In preparation for the Washington speech, Mr. Clinton met yesterday with members of the Congressional Black Caucus, including Rep. Kweisi Mfume, a Baltimore Democrat who is a prominent proponent of affirmative action.
"He thinks we will be able to appreciate, accept and support what he says," Mr. Mfume said in an interview last night. "He said, 'I think you'll like it.' "
White House officials gave a similar account. "He's going to defend affirmative action as a necessary tool for fighting injustice and inequality," one said last night. "You remind people of what it is about affirmative action they really like."
Increasingly, however, polls, anecdotal evidence and election returns show that sizable chunks of the electorate, particularly conservative and politically moderate whites, like little about race-based preferences.
Thirty years ago, race-based remedies such as scholarships for blacks, hiring goals for women and members of minority groups and business "set-asides," had bipartisan support. But in the past couple of years, a kind of realignment has occurred.
Today, most nationally prominent Republicans have backed away from the policy, saying it breeds racial mistrust.
Democratic leaders, for the most part, continue to defend it. They point to studies and statistics showing that blacks, Hispanics and women continue to trail white males in earning power and other measurements of success.
Mr. Clinton first announced his sweeping "review" of affirmative action on Feb. 22.
But coming up with a plan has proved difficult. At a March 3 news conference, Mr. Clinton said he had ordered a review of government affirmative action programs, and promised to swiftly reveal its findings -- and his own recommendations.
In the ensuing months, the timing of this announcement became a running gag at the White House as predicted announcement dates came and went. But it was clear that the political problems Mr. Clinton had tackled were quite serious. Moreover, while aides insist that Mr. Clinton's natural inclination was to seek a national consensus on the issue, the politics of it revealed how difficult the terrain is for anyone in the middle.
Republicans see affirmative action as a defining issue in which the public is in one place and the Democrats in another. GOP leaders are also backing up their view with actions and words.
Six weeks ago, Gov. Pete Wilson of California, a Republican presidential hopeful, issued an executive order seeking to curtail affirmative action in state hiring. Another Republican presidential candidate, Senate Majority Leader Bob Dole of Kansas, is seeking co-sponsors for legislation that, in his words, would get the "federal government to get out of the race-preference business." In his presidential announcement speech, Republican Sen. Phil Gramm of Texas said he would "abolish" the practice.
Other the other side, support for affirmative action remains strong among liberal activists who are the backbone of the Democratic Party. The Rev. Jesse L. Jackson has hinted that any retreat by Mr. Clinton would facilitate a Jackson candidacy in the Democratic primaries.
Complicating Mr. Clinton's task was a recent Supreme Court decision that restricted the federal government's ability to enact race-based preferences. In a bitterly divided 5-4 decision, the court declared that Congress and federal agencies may use race-based benefits only as a last resort, and only when needed to meet "compelling" policy needs.

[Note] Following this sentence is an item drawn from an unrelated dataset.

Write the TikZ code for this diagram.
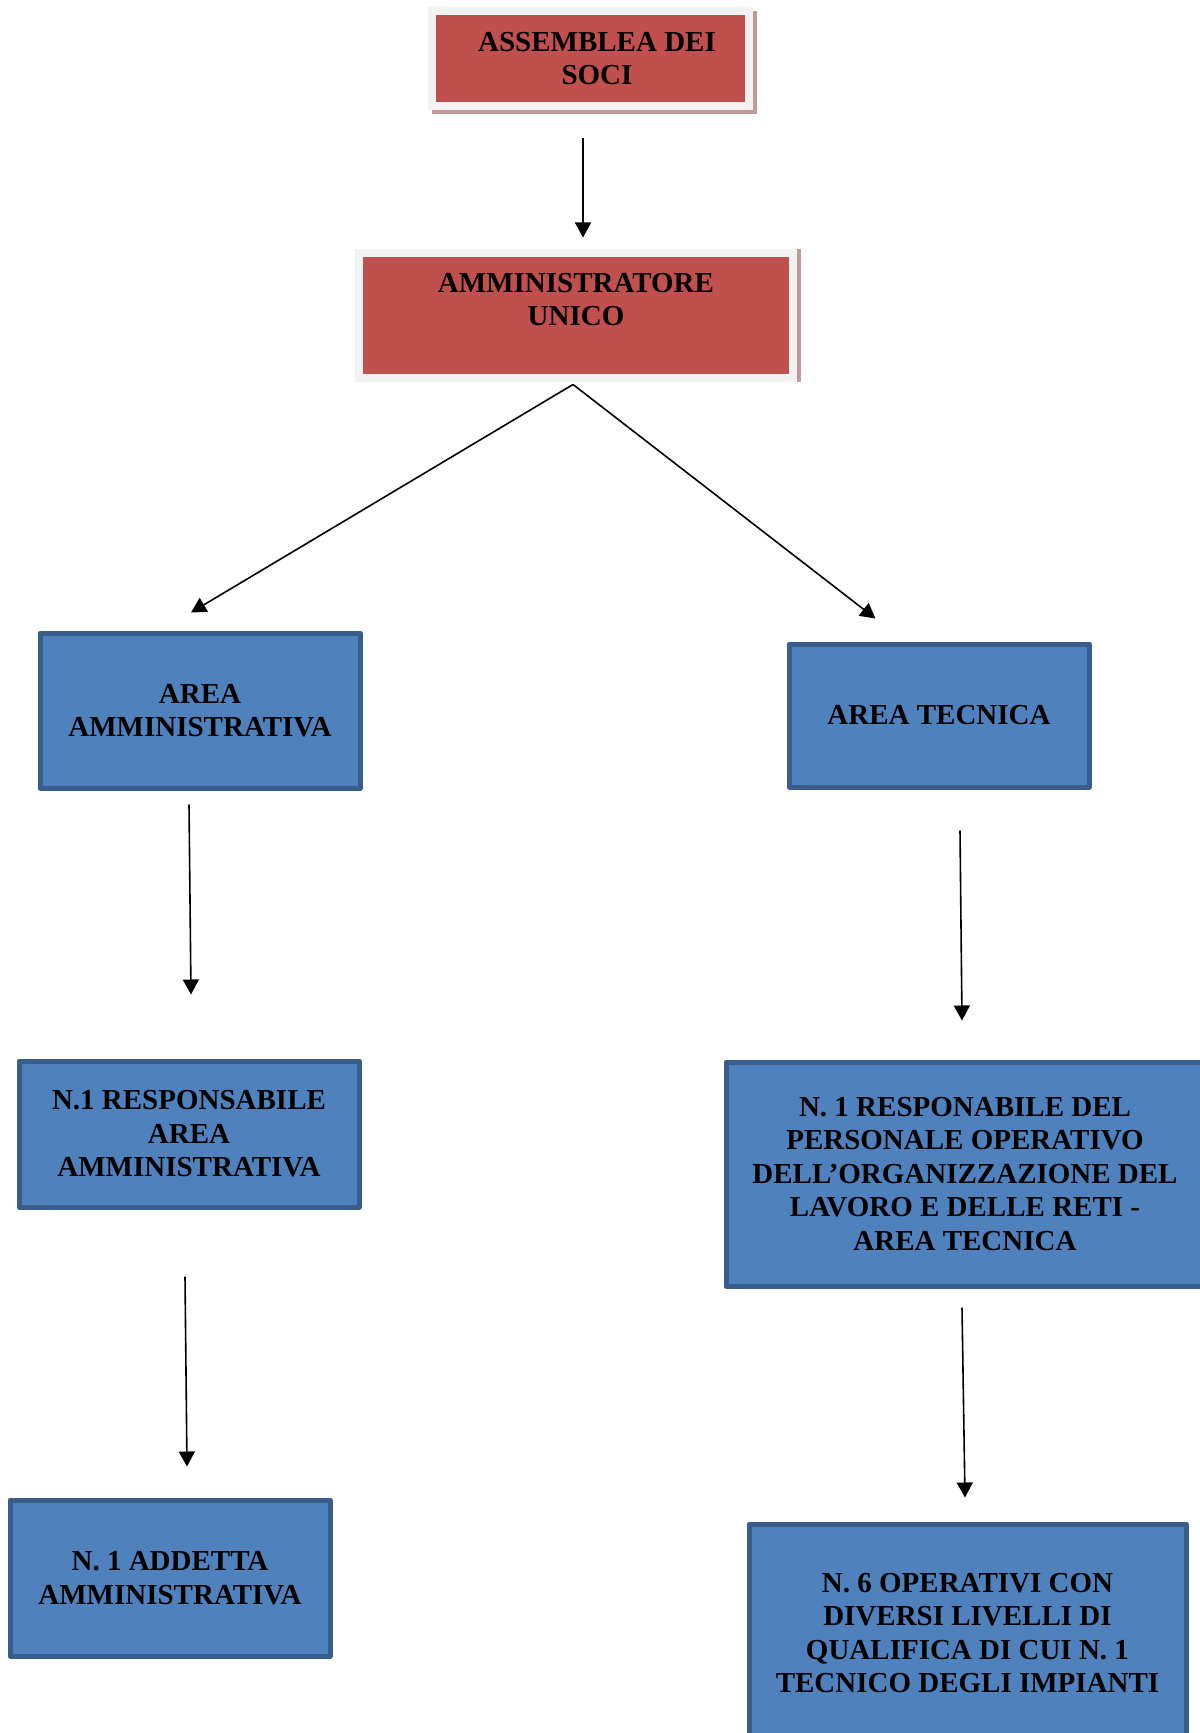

The ruling came in a case involving a white-owned highway contracting company from Colorado that offered the low bid on a federal project in Colorado but lost out to a company with a Hispanic owner.
The justices ordered a lower court to consider the constitutionality of a federal program that encourages prime contractors to award subcontracts to minority companies under the assumption that such minority companies are socially and economically "disadvantaged."
Mr. Clinton's Justice Department has already instructed all agencies in the government to comply with this standard. One White House aide said it might require only that the government compile information in order to keep such programs intact. Another said it ultimately could result in the curtailing of some minority set-aside programs, but that wouldn't necessarily be a bad thing.
Civil rights leaders said more court battles lie ahead before this issue is clarified but that for them, the first hurdle -- Mr. Clinton's own review -- seems to have been cleared.
"I'm optimistic," Mr. Mfume said. "But I'm cautiously optimistic."